Raquel entra en el cuarto del hospital, más animada que en los días anteriores ante el progreso de su hermano. Pero él la mira sin reconocerla, sin certezas ¿quién era ella? ¿quién era él?

-                            ¿Luis? Hola, ¿cómo estás? – le dice.

-                — Hola, bien, che. ¿Sabés? Anoche salí con el auto del Pibe, mi hermano, y lo choqué. ¡Mirá qué macana!

-                    Escucháme, Luis. Oíme bien: el Pibe no es tu hermano; era nuestro tío; y se murió ya hace unos quince años. El hermano del Pibe, nuestro padre, también murió, hace diez años. ¿Qué idea loca es esa? ¿Qué te pasa? ¿eh?

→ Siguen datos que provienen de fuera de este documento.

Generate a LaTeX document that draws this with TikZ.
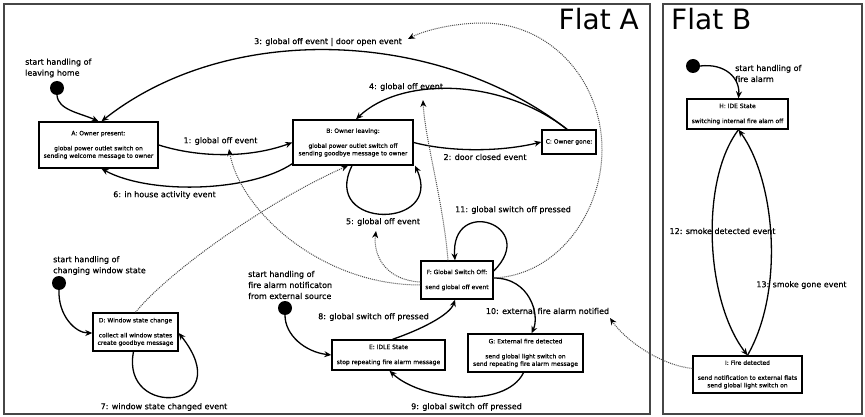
\documentclass[tikz,border=0pt]{standalone}
\usepackage{fontspec}
\setmainfont{DejaVu Sans}
\newfontfamily\lblfont{DejaVu Sans}[FakeBold=0.6]
\newfontfamily\boxfont{DejaVu Sans}[FakeBold=0.4]
\usetikzlibrary{arrows.meta,calc}
\begin{document}
\begin{tikzpicture}[x=1pt,y=-1pt,
  frame/.style={draw=gray!55!black,line width=1.8pt},
  state/.style={draw,line width=1.4pt,font=\boxfont\fontsize{6}{7.5}\selectfont,align=center,inner sep=1pt},
  lbl/.style={font=\lblfont\fontsize{8}{10}\selectfont,inner sep=1pt},
  starttxt/.style={font=\lblfont\fontsize{8}{11}\selectfont,align=left,inner sep=0pt,anchor=west},
  initdot/.style={circle,fill=black,minimum size=14pt,inner sep=0pt},
  arr/.style={line width=1.3pt,-{Stealth[length=7pt,width=6pt]}},
  darr/.style={line width=1pt,draw=gray!60!black,densely dotted,-{Stealth[length=7pt,width=6pt,color=black]}},
  title/.style={font=\fontsize{28}{30}\selectfont,inner sep=0pt}]
\useasboundingbox[fill=white] (0,0) rectangle (865,417);
% frames
\draw[frame] (4,4) rectangle (650,414);
\draw[frame] (663,4) rectangle (862,414);
\node[title,anchor=east] (tA) at (639,19) {Flat A};
\node[title,anchor=west] (tB) at (671,19) {Flat B};
% states
\node[state,minimum width=119pt,minimum height=46pt] (A) at (98.5,145) {A: Owner present:\\[7.5pt]global power outlet switch on\\sending welcome message to owner};
\node[state,minimum width=120pt,minimum height=45pt] (B) at (353,142.5) {B: Owner leaving:\\[7.5pt]global power outlet switch off\\sending goodbye message to owner};
\node[state,minimum width=54pt,minimum height=24pt] (C) at (569,142) {C: Owner gone:};
\node[state,minimum width=85pt,minimum height=38pt] (D) at (135.5,332) {D: Window state change\\[7.5pt]collect all window states\\create goodbye message};
\node[state,minimum width=113pt,minimum height=30pt] (E) at (388.5,355) {E: IDLE State\\[7.5pt]stop repeating fire alarm message};
\node[state,minimum width=72pt,minimum height=38pt] (F) at (457,280) {F: Global Switch Off:\\[7.5pt]send global off event};
\node[state,minimum width=115pt,minimum height=38pt] (G) at (525.5,353) {G: External fire detected\\[7.5pt]send global light switch on\\send repeating fire alarm message};
\node[state,minimum width=101pt,minimum height=30pt] (H) at (737.5,114) {H: IDE State\\[7.5pt]switching internal fire alam off};
\node[state,minimum width=109pt,minimum height=37pt] (I) at (747.5,374.5) {I: Fire detected\\[7.5pt]send notification to external flats\\send global light switch on};
% initial dots and texts
\node[initdot] (s1) at (57,88) {};
\node[initdot] (sD) at (59,283) {};
\node[initdot] (sE) at (285,308) {};
\node[initdot] (sH) at (693,66) {};
\node[starttxt] (ts1) at (25,68) {start handling of\\leaving home};
\node[starttxt] (tsD) at (53,265.5) {start handling of\\changing window state};
\node[starttxt] (tsE) at (248,285) {start handling of\\fire alarm notificaton\\from external source};
\node[starttxt] (tsH) at (735,73.5) {start handling of\\fire alarm};
% labels
\node[lbl] (l1) at (220.5,141) {1: global off event};
\node[lbl] (l2) at (485,157) {2: door closed event};
\node[lbl] (l3) at (328,42) {3: global off event | door open event};
\node[lbl] (l4) at (406,87) {4: global off event};
\node[lbl] (l5) at (383,222) {5: global off event};
\node[lbl] (l6) at (164.5,195) {6: in house activity event};
\node[lbl] (l7) at (164,407) {7: window state changed event};
\node[lbl] (l8) at (373.5,317) {8: global switch off pressed};
\node[lbl] (l9) at (466.5,407) {9: global switch off pressed};
\node[lbl] (l10) at (547.5,311) {10: external fire alarm notified};
\node[lbl] (l11) at (513,210) {11: global switch off pressed};
\node[lbl] (l12) at (722.5,231) {12: smoke detected event};
\node[lbl] (l13) at (801.5,285) {13: smoke gone event};
% dotted arrow targets
\coordinate (t1) at (229,149);
\coordinate (t3) at (408,39);
\coordinate (t4) at (423,100);
\coordinate (t5) at (376,231);
\coordinate (t10) at (610,318);
% solid transitions
\draw[arr] (s1.south) .. controls (58,110) and (80,113) .. (A.north);
\draw[arr] ($(C.north)+(-2,0)$) .. controls (440,30) and (230,20) .. ($(A.north)+(3,0)$);
\draw[arr] ($(C.north)+(-2,0)$) .. controls (500,77) and (400,77) .. ($(B.north)+(3,0)$);
\draw[arr] (A.east) .. controls (200,158) and (250,158) .. (B.west);
\draw[arr] ($(B.south west)+(0,-2)$) .. controls (250,192) and (150,195) .. ($(A.south)+(3,0)$);
\draw[arr] (B.east) .. controls (450,152) and (500,152) .. (C.west);
\draw[arr] ($(B.south)+(-1,0)$) .. controls (320,230) and (445,230) .. ($(B.south)+(62,0)$);
\draw[arr] ($(F.east)+(0,-9)$) .. controls (540,225) and (450,195) .. ($(F.north)+(-2,0)$);
\draw[arr] ($(F.east)+(0,-2)$) .. controls (530,278) and (540,315) .. ($(G.north)+(6,0)$);
\draw[arr] ($(E.north)+(4,0)$) .. controls (420,330) and (450,315) .. ($(F.south)+(-2,0)$);
\draw[arr] (sE.south) .. controls (285,335) and (305,352) .. (E.west);
\draw[arr] (sD.south) .. controls (58,315) and (75,333) .. ($(D.west)+(0,1)$);
\draw[arr] ($(D.south)+(-2,0)$) .. controls (120,420) and (240,410) .. ($(D.east)+(0,1)$);
\draw[arr] ($(G.south)+(-2,0)$) .. controls (505,410) and (420,400) .. ($(E.south)+(1,0)$);
\draw[arr] (sH.east) .. controls (725,63) and (740,78) .. ($(H.north)+(1,0)$);
\draw[arr] ($(H.south)+(1,0)$) .. controls (700,180) and (705,300) .. (I.north);
\draw[arr] (I.north) .. controls (785,290) and (775,180) .. ($(H.south)+(1,0)$);
% dotted notifications
\draw[darr] (D.north) .. controls (170,270) and (270,200) .. ($(B.south)+(-5,0)$);
\draw[darr] ($(F.west)+(0,5)$) .. controls (320,285) and (240,210) .. (t1);
\draw[darr] ($(F.west)+(0,2)$) .. controls (385,280) and (373,255) .. (t5);
\draw[darr] ($(F.north)+(-9,0)$) .. controls (443,200) and (425,140) .. (t4);
\draw[darr] ($(F.east)+(0,-2)$) .. controls (560,275) and (602,210) .. (602,150)
  .. controls (602,80) and (550,23) .. (483,23) .. controls (455,23) and (425,30) .. (t3);
\draw[darr] ($(I.west)+(0,-6)$) .. controls (660,365) and (625,340) .. (t10);
\end{tikzpicture}
\end{document}
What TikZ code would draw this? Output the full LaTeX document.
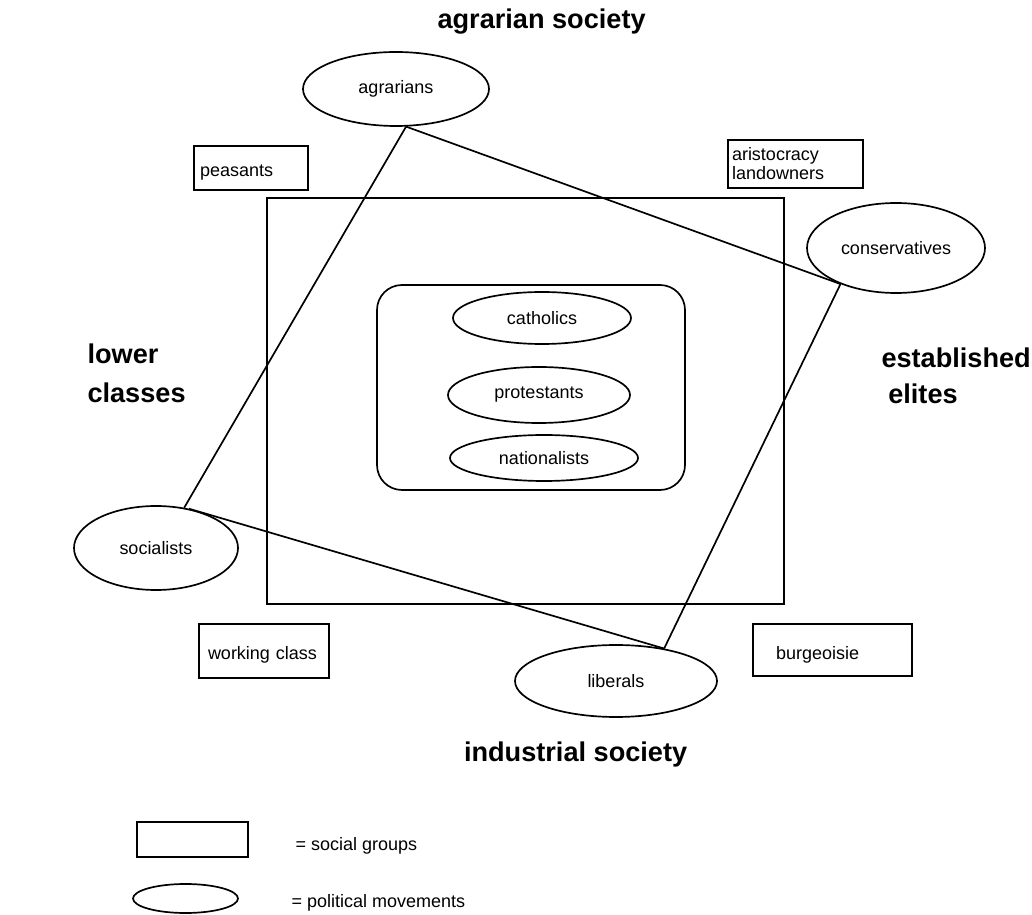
\documentclass[tikz,border=0pt]{standalone}
\usepackage{fontspec}
\setmainfont{Liberation Sans}
\usetikzlibrary{shapes.geometric}

\begin{document}
\begin{tikzpicture}[line width=1.2pt, font=\fontsize{12.8}{13.5}\selectfont]
\tikzset{%
	movement/.style = {draw, ellipse, inner sep=0pt},
	group/.style = {draw, rectangle, align=left, inner ysep=0pt},
	oneline/.style = {text height=.45cm, text depth=0pt},
	title/.style = {font=\fontsize{19.3}{26}\selectfont\bfseries, align=left},
	con/.style = {-, line width=1.2pt}
}
\useasboundingbox (0,0) rectangle (25.8,-22.875);

% Headings

\draw node at (13.54,-0.55) [title] (agrsoc) {agrarian society};
\draw node at (14.39,-18.85) [title] (indsoc) {industrial society};
\draw node at (2.05,-9.33) [title, anchor=west] (lower) {lower\\[2pt] classes};
\draw node at (21.9,-9.4) [title, anchor=west] (elites) {established\\ \hspace*{.25em}elites};

% Frames

\draw (6.675,-4.95) rectangle (19.6,-15.1);
\draw [rounded corners = .625cm] (9.425,-7.125) rectangle (17.125,-12.25);

% Political movements

\draw node at (9.9,-2.225) [movement, minimum width=4.65cm, minimum height=1.85cm] (agr) {agrarians};
\draw node at (22.4,-6.2) [movement, minimum width=4.45cm, minimum height=2.25cm] (cons) {conservatives};
\draw node at (3.9,-13.7) [movement, minimum width=4.1cm, minimum height=2.1cm] (soc) {socialists};
\draw node at (15.4,-17.025) [movement, minimum width=5.05cm, minimum height=1.8cm] (lib) {liberals};
\draw node at (13.55,-7.95) [movement, minimum width=4.45cm, minimum height=1.3cm] (cath) {catholics};
\draw node at (13.475,-9.875) [movement, minimum width=4.55cm, minimum height=1.4cm] (prot) {protestants};
\draw node at (13.6,-11.45) [movement, minimum width=4.7cm, minimum height=1.15cm] (nat) {nationalists};

% Social groups

\draw node at (6.275,-4.2) [group, oneline, text width=2.55cm, inner xsep=.15cm, minimum height=1.1cm] (peas) {peasants};
\draw node at (19.8875,-4.1) [group, text width=3.175cm, inner xsep=.1cm, minimum height=1.2cm] (aris) {aristocracy\\landowners};
\draw node at (6.6,-16.275) [group, oneline, text width=2.8cm, inner xsep=.225cm, minimum height=1.35cm] (work) {working class};
\draw node at (20.8125,-16.25) [group, oneline, text width=2.825cm, inner xsep=.575cm, minimum height=1.3cm] (burg) {burgeoisie};

\draw[con] (agr.-75) -- (soc.55);
\draw[con] (agr.-75) -- (cons.213);
\draw[con] (cons.213) -- (lib.34);
\draw[con] (soc.50) -- (lib.34);

% Legend

\draw node at (4.8125,-20.9875) [draw, rectangle, minimum width=2.775cm, minimum height=.875cm] (keygroup) {};
\draw node at (4.6375,-22.4625) [movement, minimum width=2.625cm, minimum height=.725cm] (keymove) {};
\draw node at (7.25,-21.15) [anchor=west] (keygrouptxt) {= social groups};
\draw node at (7.15,-22.575) [anchor=west] (keymovetxt) {= political movements};

\end{tikzpicture}
\end{document}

Luis se sintió mejor, respiró hondo y se levantó. Se miró en el espejo y no se reconoció; se vio a sí mismo como quien se mira en un espejo empañado, pero aún así, lo que vio fue la cara de su padre y se sintió feliz; sonrió satisfecho.

-                            ¿Sabés, hija? Es bueno esto de envejecer y parecerse al padre de uno. ¿Te acordás de tu abuelo Samuel? Fijáte, estoy igualito al viejo, ¡jajá!

-            — Luis, ¡pará! Me estás asustando. ¿Lo decís en serio? Soy tu hermana, Raquel. Somos vos, Raquel y Alfredo; tres hermanos. Papá se murió hace mucho, y Samuel, era nuestro abuelo, pasó para el otro mundo hace cincuenta años.

 

Pasan las semanas y los meses y no me dejan salir de este lugar maldito. El jefe de los bandidos que dirige el hospital me vende remedios para dormir y yo tengo que salir todas las noches, escondido, en camisón - ¡ridículo! – para sacar dinero del banco y pagarle el chantaje. Pero no me preocupo. Mi hija -que insiste en mentirme que es mi hermana- me dice que tengo 78 años. ¡Otra mentira! Si le sumo los 44 que viví en Brasil antes de venirme de vuelta a Catamarca, a los seis que trabajé en el Ministerio de Obras Públicas en Córdoba, y los cuatro en Buenos Aires como tornero y electricista, ya paso de los 120, 130. Eso me da una jubilación jugosa. Mañana voy a salir a ver al juez, mi amigo, a ver si logra acelerar el trámite.

 

-                                       —  Luis, el médico me dice que ayer les contaste a todos que salís de noche a la calle. ¿Qué historia loca es esa? Acá es un hospital, y no sale nadie sin que le hayan dado el alta.

-                          No, mirá, hijita: tengo que salir, sí, porque el jefe de los bandidos me pide dinero a toda hora. Si yo no le doy, no me da los remedios.

-                                       Ay, ay, ¡hermano! Está bien, quédate tranquilo, voy a hablarle y ver cómo lo resolvemos.

 

No confío más en esa mujercita. Primero me decía que era mi hermana, y yo pensaba que era mi hija. Pero no, no; es una impostora. Se hace pasar por Raquel para quedarse con mi auto; mejor dicho, el auto del Pibe. Mi hermano está furioso porque se lo choqué; es un Citroën naranja, ¡lindísimo! Pero el Pibe está de tan mal humor que ahora dice que es mío, que no lo quiere más. ¡Y por eso esa impostora viene a visitarme, se hace la simpática y no le saca el ojo al Citroën!

Pero, estoy preocupado: hace diez días que estoy acá, sin verla a mamá, y debe estar preocupada. Mamá me cuida mucho, me lleva a la escuela, me ayuda a andar en la bicicleta en la plaza, me hace la tortilla de papas y el pan de grasa que me más me gusta. 

          — ¡Doctor! ¡Venga rápido! ¡rápido! ¡necesito salir! 

 

Javier Villanueva. Junio de 2053, San Fernando del Valle de Catamarca.